Kehancuran alam semesta yang disebabkan oleh angin mirip dengan air dan api, yaitu pertama munculah awan yang mengawali kehancuran kappa, tetapi ada perbedaannya, bila penghancuran karena api muncul matahari kedua, maka pada kehancuran yang disebabkan oleh angin muncullah angin (unsur gerak) yang menghancurkan kappa itu, pertama muncullah angin yang menerbangkan debu (flue) kasar kemudian flue halus lalu pasir halus, pasir kasar, kerikil, batu dan seterusnya kemudian sampai mengangkat batu sebesar batu nisan dan pohon-pohon besar yang tumbuh ditempat yang tak rata semua tertiup dari bumi ke angkasa luar dan tidak jatuh kembali ke bumi tetapi hancur berkeping-keping dan musnah.

Kemudian angin muncul dari bawah permukaan bumi dan membalikkan bumi melemparnya ke angkasa. Bumi hancur menjadi pecahan kecil-kecil berukuran seratus yojana, dua, tiga, empat, lima ratus yojana dan terlempar ke angkasa juga, hancur berkeping-keping lalu musnah. Gunung-gunung di tatasurya dan gunung Sineru tercabut ke luar angkasa, disana gunung-gunung ini saling bertumbukan hingga berkeping-keping lalu lenyap.

Dengan cara ini angin menghancurkan alam para dewa yang dibangun di bumi (di gunung Sineru) dan yang dibangun di angkasa, kekuatan angin itu meningkat terus dan menghancurkan keenam alam dewa yang penuh kebahagiaan indera kamasugati (dari alam catumaharajika sampai ke alam paranimitavasavati), seratus milyar (lit: seratus ribu juta) tatasurya ikut hancur juga. Tata-surya bertumbukan dengan tata surya, Gunung Himalaya dengan Gunung Himalaya, Sineru dengan Sineru sampai hancur berkeping-keping dan musnah.

Angin menghancurkan dari bumi sampai alam brahma Jhana ketiga dan berhenti sebelum mencapai alam vehapphala yang berada pada alam jhana keempat. Setelah menghancurkan semuanya angin kembali mereda, kemudian semuanya kembali seperti yang sudah diterangkan sebelumnya, ‘angkasa yang di atas menjadi satu dengan angkasa yang di bawah dalam kegelapan yang mencekam dan alam yang kembali muncul pertama kali adalah alam brahma subhakinha.

Periode waktu awan besar awal kehancuran muncul sampai surutnya angin yang menghancurkan adalah satu asankheyya kappa, periode surutnya angin sampai munculnya awan pemulihan adalah satu asankheyya kappa juga dan seterusnya.
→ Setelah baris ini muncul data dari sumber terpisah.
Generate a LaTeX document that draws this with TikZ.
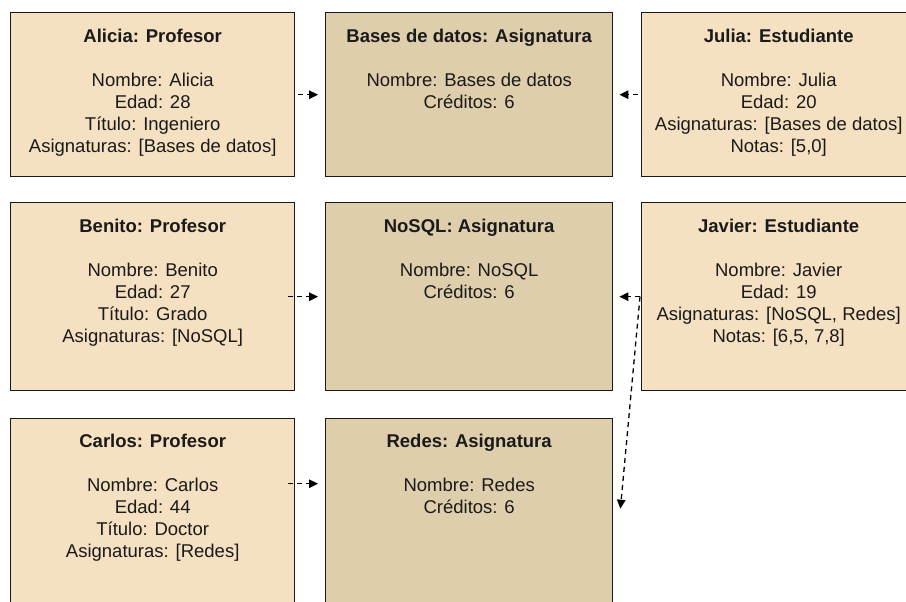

Empat asankheyya kappa ini membentuk satu mahakappa, beginilah cara kehancuran yang disebabkan oleh angin.

Apakah yang menyebabkan kehancuran dunia seperti ini? Tiga akar akusala kamma (perbuatan buruk) adalah penyebabnya, apabila salah satu akar akusala kamma lebih menonjol maka dunia akan hancur oleh sebab itu, contohnya bila lobha (keserakahan materi) lebih menonjol maka dunia akan hancur oleh api, bila dosa (kebencian) lebih menonjol maka dunia akan hancur oleh air, dan jika moha yaitu kegelapan batin yang disebabkan oleh ketidak mampuan seseorang membedakan yang baik dan yang buruk (bukan kebodohan dikarenakan tidak bersekolah) lebih menonjol maka dunia akan hancur oleh angin, ada juga yang beranggapan bila kebencian lebih menonjol dunia akan hancur oleh api, dan bila lobha yang lebih menonjol dunia akan hancur oleh air.

Seksuen pengancurannya yaitu, 1sampai 7 oleh api, 8 oleh air, 9 hingga 15 oleh api, 16 oleh air, 17 hingga 23 oleh dan seterusnya, setelah kehancuranke 56 oleh air, lalu 57 hingga 63oleh api dan yang ke 64 oleh agin, setelah itu mulai lagi hitungan satu kali tujuh hancur oleh api, yang kedelapan hancur oleh air. Setelah kali tujuh hancur oleh air tujuh kali hancur api, enem puluh tiga maha kappa telah berlalu dan pada kappa keenem puluh empat maka giliran agin yang mengancurkan sehingga alam Subhakhina juga ikut hancur dimana usia maksimumnya adalah tepat enem puluh empat kappa.